▶ [Data excerpt]
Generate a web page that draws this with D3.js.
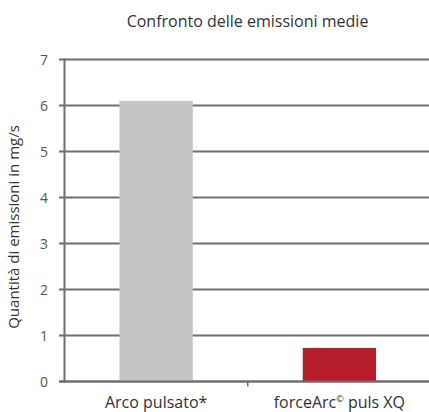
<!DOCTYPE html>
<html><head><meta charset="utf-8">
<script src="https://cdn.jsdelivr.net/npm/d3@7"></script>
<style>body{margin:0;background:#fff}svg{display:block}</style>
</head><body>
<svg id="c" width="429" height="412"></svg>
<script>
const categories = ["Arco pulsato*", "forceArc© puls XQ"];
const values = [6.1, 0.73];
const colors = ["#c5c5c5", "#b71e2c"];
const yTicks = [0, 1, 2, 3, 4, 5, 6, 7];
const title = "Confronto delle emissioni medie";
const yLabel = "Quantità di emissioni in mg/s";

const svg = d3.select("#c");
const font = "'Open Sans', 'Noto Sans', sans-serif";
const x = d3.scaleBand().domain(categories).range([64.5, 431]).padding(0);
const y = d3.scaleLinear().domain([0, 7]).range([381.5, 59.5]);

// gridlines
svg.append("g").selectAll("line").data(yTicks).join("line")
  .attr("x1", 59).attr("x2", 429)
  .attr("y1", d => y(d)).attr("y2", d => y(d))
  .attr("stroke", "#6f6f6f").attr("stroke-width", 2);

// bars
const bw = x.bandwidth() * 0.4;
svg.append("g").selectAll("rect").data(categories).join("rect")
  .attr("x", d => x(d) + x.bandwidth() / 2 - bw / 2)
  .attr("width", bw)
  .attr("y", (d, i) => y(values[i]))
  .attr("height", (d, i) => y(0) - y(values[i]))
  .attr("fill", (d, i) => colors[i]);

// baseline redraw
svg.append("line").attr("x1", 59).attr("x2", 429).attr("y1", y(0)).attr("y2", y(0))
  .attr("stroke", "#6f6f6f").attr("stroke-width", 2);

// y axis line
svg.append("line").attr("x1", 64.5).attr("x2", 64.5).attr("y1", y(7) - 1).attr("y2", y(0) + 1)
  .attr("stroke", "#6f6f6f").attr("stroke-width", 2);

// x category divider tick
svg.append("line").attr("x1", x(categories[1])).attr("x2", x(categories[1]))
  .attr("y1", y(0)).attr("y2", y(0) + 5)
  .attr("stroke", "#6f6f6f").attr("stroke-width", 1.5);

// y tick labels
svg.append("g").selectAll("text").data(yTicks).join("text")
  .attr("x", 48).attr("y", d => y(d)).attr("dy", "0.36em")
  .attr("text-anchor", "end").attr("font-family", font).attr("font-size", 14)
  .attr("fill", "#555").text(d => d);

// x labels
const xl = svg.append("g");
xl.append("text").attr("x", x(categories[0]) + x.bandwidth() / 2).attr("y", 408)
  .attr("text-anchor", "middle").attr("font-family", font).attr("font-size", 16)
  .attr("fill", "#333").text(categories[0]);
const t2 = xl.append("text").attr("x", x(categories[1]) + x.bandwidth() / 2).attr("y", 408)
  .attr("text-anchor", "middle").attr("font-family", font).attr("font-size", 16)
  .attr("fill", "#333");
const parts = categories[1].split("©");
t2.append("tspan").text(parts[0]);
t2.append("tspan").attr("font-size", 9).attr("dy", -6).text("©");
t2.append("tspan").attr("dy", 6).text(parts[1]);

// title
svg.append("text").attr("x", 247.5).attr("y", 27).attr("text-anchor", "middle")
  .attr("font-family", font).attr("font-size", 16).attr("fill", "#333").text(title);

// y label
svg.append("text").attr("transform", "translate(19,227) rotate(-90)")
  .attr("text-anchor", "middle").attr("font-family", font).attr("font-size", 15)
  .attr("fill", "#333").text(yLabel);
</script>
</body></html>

▶ [Given exercise]
Write out the listing word for word, omitting the pictures it holds.

▶ [The reply]
Generate a web page that draws this with D3.js.
<!DOCTYPE html>
<html><head><meta charset="utf-8">
<script src="https://cdn.jsdelivr.net/npm/d3@7"></script>
<style>body{margin:0;background:#fff}svg{display:block}</style>
</head><body>
<svg id="c" width="429" height="412"></svg>
<script>
const categories = ["Arco pulsato*", "forceArc© puls XQ"];
const values = [6.1, 0.73];
const colors = ["#c5c5c5", "#b71e2c"];
const yTicks = [0, 1, 2, 3, 4, 5, 6, 7];
const title = "Confronto delle emissioni medie";
const yLabel = "Quantità di emissioni in mg/s";

const svg = d3.select("#c");
const font = "'Open Sans', 'Noto Sans', sans-serif";
const x = d3.scaleBand().domain(categories).range([64.5, 431]).padding(0);
const y = d3.scaleLinear().domain([0, 7]).range([381.5, 59.5]);

// gridlines
svg.append("g").selectAll("line").data(yTicks).join("line")
  .attr("x1", 59).attr("x2", 429)
  .attr("y1", d => y(d)).attr("y2", d => y(d))
  .attr("stroke", "#6f6f6f").attr("stroke-width", 2);

// bars
const bw = x.bandwidth() * 0.4;
svg.append("g").selectAll("rect").data(categories).join("rect")
  .attr("x", d => x(d) + x.bandwidth() / 2 - bw / 2)
  .attr("width", bw)
  .attr("y", (d, i) => y(values[i]))
  .attr("height", (d, i) => y(0) - y(values[i]))
  .attr("fill", (d, i) => colors[i]);

// baseline redraw
svg.append("line").attr("x1", 59).attr("x2", 429).attr("y1", y(0)).attr("y2", y(0))
  .attr("stroke", "#6f6f6f").attr("stroke-width", 2);

// y axis line
svg.append("line").attr("x1", 64.5).attr("x2", 64.5).attr("y1", y(7) - 1).attr("y2", y(0) + 1)
  .attr("stroke", "#6f6f6f").attr("stroke-width", 2);

// x category divider tick
svg.append("line").attr("x1", x(categories[1])).attr("x2", x(categories[1]))
  .attr("y1", y(0)).attr("y2", y(0) + 5)
  .attr("stroke", "#6f6f6f").attr("stroke-width", 1.5);

// y tick labels
svg.append("g").selectAll("text").data(yTicks).join("text")
  .attr("x", 48).attr("y", d => y(d)).attr("dy", "0.36em")
  .attr("text-anchor", "end").attr("font-family", font).attr("font-size", 14)
  .attr("fill", "#555").text(d => d);

// x labels
const xl = svg.append("g");
xl.append("text").attr("x", x(categories[0]) + x.bandwidth() / 2).attr("y", 408)
  .attr("text-anchor", "middle").attr("font-family", font).attr("font-size", 16)
  .attr("fill", "#333").text(categories[0]);
const t2 = xl.append("text").attr("x", x(categories[1]) + x.bandwidth() / 2).attr("y", 408)
  .attr("text-anchor", "middle").attr("font-family", font).attr("font-size", 16)
  .attr("fill", "#333");
const parts = categories[1].split("©");
t2.append("tspan").text(parts[0]);
t2.append("tspan").attr("font-size", 9).attr("dy", -6).text("©");
t2.append("tspan").attr("dy", 6).text(parts[1]);

// title
svg.append("text").attr("x", 247.5).attr("y", 27).attr("text-anchor", "middle")
  .attr("font-family", font).attr("font-size", 16).attr("fill", "#333").text(title);

// y label
svg.append("text").attr("transform", "translate(19,227) rotate(-90)")
  .attr("text-anchor", "middle").attr("font-family", font).attr("font-size", 15)
  .attr("fill", "#333").text(yLabel);
</script>
</body></html>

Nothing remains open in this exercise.